Madeline Stowe does not quite keep pace with Gibson as Moore’s wife. With straight hair extending to mid back amid striking glamour, Stowe simply does not look or project the part of a career Army officer’s wife with five children. She is an earnest, accomplished actress who manages to bring off her important scenes with credibility. The incredibly insensitive 1965 U.S. Army death notification procedure for the wives of the dead soldiers, using a taxi driver to drop off “we regret to inform you” telegrams were as shocking as it was accurate. Stowe, displaying exceptional grace under pressure, takes on the grim task of personally notifying the next of kin, giving this sequence the underplaying that it deserves.
The supporting actors meld seamless into the unfolding drama. Sam Elliott is near perfect as Sergeant Major Basil Plumley, Moore’s senior enlisted counterpart. Elliott’s grizzled visage and guttural one-liners exude the ultimate combat grunt’s perspective. Greg Kinnear does a nice turn as the ace helicopter pilot, Major “Snakeshit” Crandall. After his notable performance in The Gift Kinnear continues to build credibility as a serious actor. Barry Pepper is an earnest Joe Galloway with Chris Klein and Keri Russell turning in stellar bookend performances as a young officer and his wife that bond with the older Moore’s.
Producer/Director Randall Wallace, fresh from last year’s Pearl Harbor, wrote the screenplay adapted from Moore and Galloway’s book.
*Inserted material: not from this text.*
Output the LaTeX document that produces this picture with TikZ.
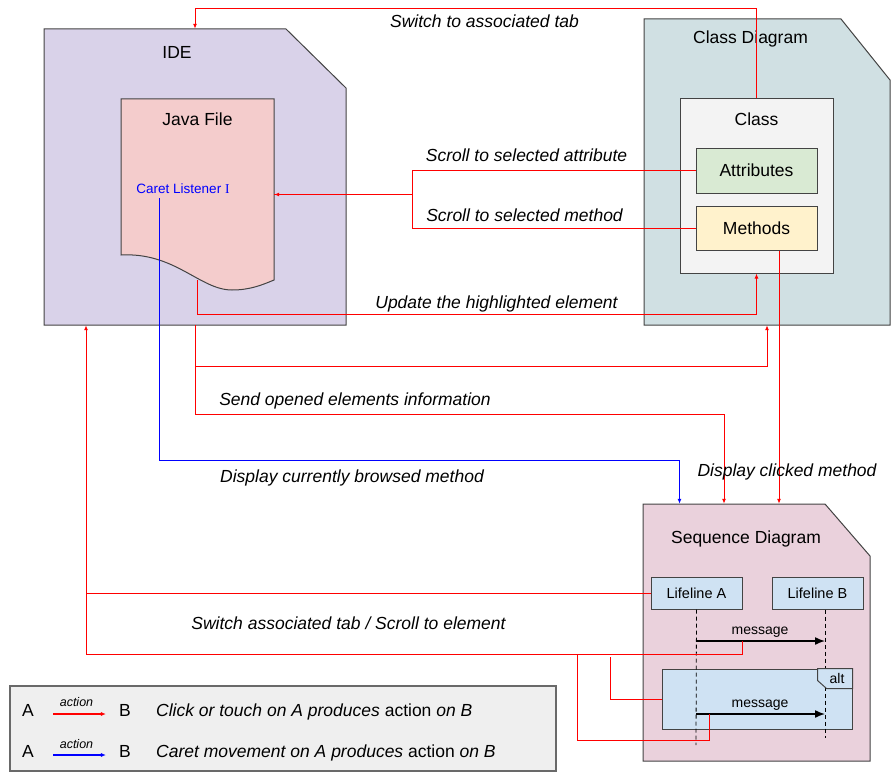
\documentclass[tikz,border=0pt]{standalone}
\usepackage{fontspec}
\setmainfont{Liberation Sans}
\newfontfamily\cursorfont{Liberation Serif}
\usetikzlibrary{arrows.meta}

\definecolor{idefill}{HTML}{D9D2E9}
\definecolor{javafill}{HTML}{F4CCCC}
\definecolor{cdfill}{HTML}{D0E0E3}
\definecolor{clsfill}{HTML}{F3F3F3}
\definecolor{attrfill}{HTML}{D9EAD3}
\definecolor{methfill}{HTML}{FFF2CC}
\definecolor{sdfill}{HTML}{EAD1DC}
\definecolor{lifefill}{HTML}{CFE2F3}
\definecolor{legfill}{HTML}{EFEFEF}
\definecolor{edge}{HTML}{434343}
\definecolor{clickred}{HTML}{FF0000}
\definecolor{caretblue}{HTML}{0000FF}

\begin{document}
\begin{tikzpicture}[x=1pt, y=-1pt]
        \tikzstyle{proc} = [rectangle, draw=edge, line width=1pt, inner sep=0pt, font=\fontsize{17.5}{21}\selectfont]
        \tikzstyle{frame} = [rectangle, inner sep=0pt]
        \tikzstyle{panel} = [draw=edge, line width=1pt]
        \tikzstyle{title} = [anchor=base, inner sep=0pt, font=\fontsize{17.5}{21}\selectfont]
        \tikzstyle{lbl} = [anchor=base, inner sep=0pt, font=\fontsize{17.5}{21}\selectfont\itshape]
        \tikzstyle{small} = [anchor=base, inner sep=0pt, font=\fontsize{14}{16}\selectfont]
        \tikzstyle{arrow} = [clickred, line width=1pt, -{Latex[length=5pt,width=4pt]}]
        \tikzstyle{line} = [clickred, line width=1pt]
        \tikzstyle{carrow} = [caretblue, line width=1pt, -{Latex[length=5pt,width=4pt]}]
        \tikzstyle{msg} = [black, line width=1.5pt, -{Latex[length=10pt,width=8pt]}]
        \tikzstyle{life} = [black, line width=0.8pt, dash pattern=on 4pt off 3pt]
        \useasboundingbox (0,0) rectangle (891,773);

        % IDE with the java file
        \draw[panel, fill=idefill] (44,29) -- (286,29) -- (346,88) -- (346,325) -- (44,325) -- cycle;
        \node [frame, minimum width=302, minimum height=296] (ide) at (195,177) {};
        \node [title] at (177,59) {IDE};
        \draw[panel, fill=javafill] (121,99) -- (274,99) -- (274,280) .. controls (262,285) and (250,290) .. (232,290)
            .. controls (200,290) and (175,252) .. (121,255) -- cycle;
        \node [frame, minimum width=153, minimum height=191] (java) at (197.5,194.5) {};
        \node [title] at (197.5,126) {Java File};
        \node [small, text=caretblue, font=\fontsize{13.5}{16}\selectfont] (cl) at (183,193) {Caret Listener {\cursorfont I}};
        \coordinate (cl1) at (159,198);
        \coordinate (jb) at (197,280);

        % class diagram
        \draw[panel, fill=cdfill] (644,19) -- (841,19) -- (890,80) -- (890,325) -- (644,325) -- cycle;
        \node [frame, minimum width=246, minimum height=306] (cd) at (767,172) {};
        \node [title] at (750.5,44) {Class Diagram};
        \node [proc, fill=clsfill, minimum width=153, minimum height=174] (cls) at (756.5,186) {};
        \node [title] at (756.5,125) {Class};
        \node [proc, fill=attrfill, minimum width=121, minimum height=45] (attr) at (756.5,170.5) {Attributes};
        \node [proc, fill=methfill, minimum width=121, minimum height=44] (meth) at (756.5,228) {Methods};

        % sequence diagram
        \draw[panel, fill=sdfill] (643,504) -- (825,504) -- (870,556) -- (870,761) -- (643,761) -- cycle;
        \node [frame, minimum width=227, minimum height=257] (sd) at (756.5,632.5) {};
        \node [title] at (746,543) {Sequence Diagram};
        \node [proc, fill=lifefill, minimum width=91, minimum height=32, font=\fontsize{14.5}{17}\selectfont] (la) at (696.5,593) {Lifeline A};
        \node [proc, fill=lifefill, minimum width=91, minimum height=32, font=\fontsize{14.5}{17}\selectfont] (lb) at (817.5,593) {Lifeline B};
        \node [proc, fill=lifefill, minimum width=190, minimum height=60] (alt) at (757,699) {};
        \coordinate (aend) at (696,745);
        \coordinate (bend) at (825,738);
        \draw[life] (la.south) -- (aend);
        \draw[life] ([xshift=7.5pt]lb.south) -- (bend);
        \draw[panel, fill=lifefill] ([xshift=-35pt]alt.north east) -- ++(0,12) -- ++(9,8) -- ([yshift=-20pt]alt.north east) |- cycle;
        \node [small] at (837,683) {alt};
        \coordinate (m1) at (696,641);
        \coordinate (m1b) at (825,641);
        \coordinate (m2) at (696,714);
        \coordinate (m2b) at (825,714);
        \draw[msg] (m1) -- (m1b);
        \draw[msg] (m2) -- (m2b);
        \node [small] at (760,634) {message};
        \node [small] at (760,707) {message};

        % connectors
        \draw[arrow] (cls.north) -- ++(0,-90) -| (ide.north);
        \node [lbl] at (484.5,28) {Switch to associated tab};
        \draw[arrow] (attr.west) -- ++(-283,0) |- (java.east);
        \draw[line] (meth.west) -- ++(-283,0) |- (java.east);
        \node [lbl] at (526.5,161) {Scroll to selected attribute};
        \node [lbl] at (524.5,221) {Scroll to selected method};
        \draw[arrow] (jb) -- ++(0,34) -| (cls.south);
        \node [lbl] at (496.5,308) {Update the highlighted element};
        \draw[arrow] (ide.south) -- ++(0,41) -| (cd.south);
        \draw[arrow] (ide.south) -- ++(0,89) -| ([xshift=-32.5pt]sd.north);
        \node [lbl] at (355,405) {Send opened elements information};
        \draw[carrow] (cl1) -- ++(0,262) -| ([xshift=-77pt]sd.north);
        \node [lbl] at (352,482) {Display currently browsed method};
        \draw[arrow] ([xshift=22.5pt]meth.south) -- ([xshift=22.5pt]meth.south |- sd.north);
        \node [lbl] at (787,476) {Display clicked method};

        % back to the IDE
        \coordinate (sw) at (86,654);
        \coordinate (j1) at (577,654);
        \coordinate (j2) at (610,657);
        \coordinate (m1t) at (742.5,641);
        \coordinate (m2t) at (709,714);
        \draw[line] (la.west) -- (la.west -| sw);
        \draw[line] (m1t) |- (sw);
        \draw[arrow] (sw) -- (sw |- ide.south);
        \draw[line] (m2t) -- ++(0,26) -| (j1);
        \draw[line] (alt.west) -| (j2);
        \node [lbl] at (348.5,629) {Switch associated tab / Scroll to element};

        % legend
        \node [proc, fill=legfill, line width=1.5pt, draw=edge!80, minimum width=546, minimum height=85] (leg) at (283,728.5) {};
        \node [title] (a1) at (28,716) {A};
        \node [title] (b1) at (125,716) {B};
        \node [title] (a2) at (28,757) {A};
        \node [title] (b2) at (125,757) {B};
        \draw[arrow, line width=1.2pt, shorten <=19pt, shorten >=13pt] ([yshift=2pt]a1.base east) -- ([yshift=2pt]b1.base west);
        \draw[carrow, line width=1.2pt, shorten <=19pt, shorten >=13pt] ([yshift=2pt]a2.base east) -- ([yshift=2pt]b2.base west);
        \node [small, font=\fontsize{12.5}{14}\selectfont\itshape] at (76.5,706) {action};
        \node [small, font=\fontsize{12.5}{14}\selectfont\itshape] at (76.5,748) {action};
        \node [title, anchor=base west] at (156,716) {\itshape Click or touch on A produces \upshape action \itshape on B};
        \node [title, anchor=base west] at (156,757) {\itshape Caret movement on A produces \upshape action \itshape on B};
\end{tikzpicture}
\end{document}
Some of the inspirational dialogue starts to wear thin near the end, but the film is so powerful that is doesn’t matter. Nick Glennie-Smith’s haunting theme accentuates many of the setpiece scenes: I noticed several people in the audience removing and wiping their glasses several times. This is an emotional film.
War generally and the Vietnam War especially remains a visceral wound for some and is fraught with great emotion and debate for many. This film will settle none of those arguments. We Were Soldiers is a well-made film about some particular men in a particular battle that took place 37 years ago. The men who died should never be forgotten and this movie lends credit to their sacrifice.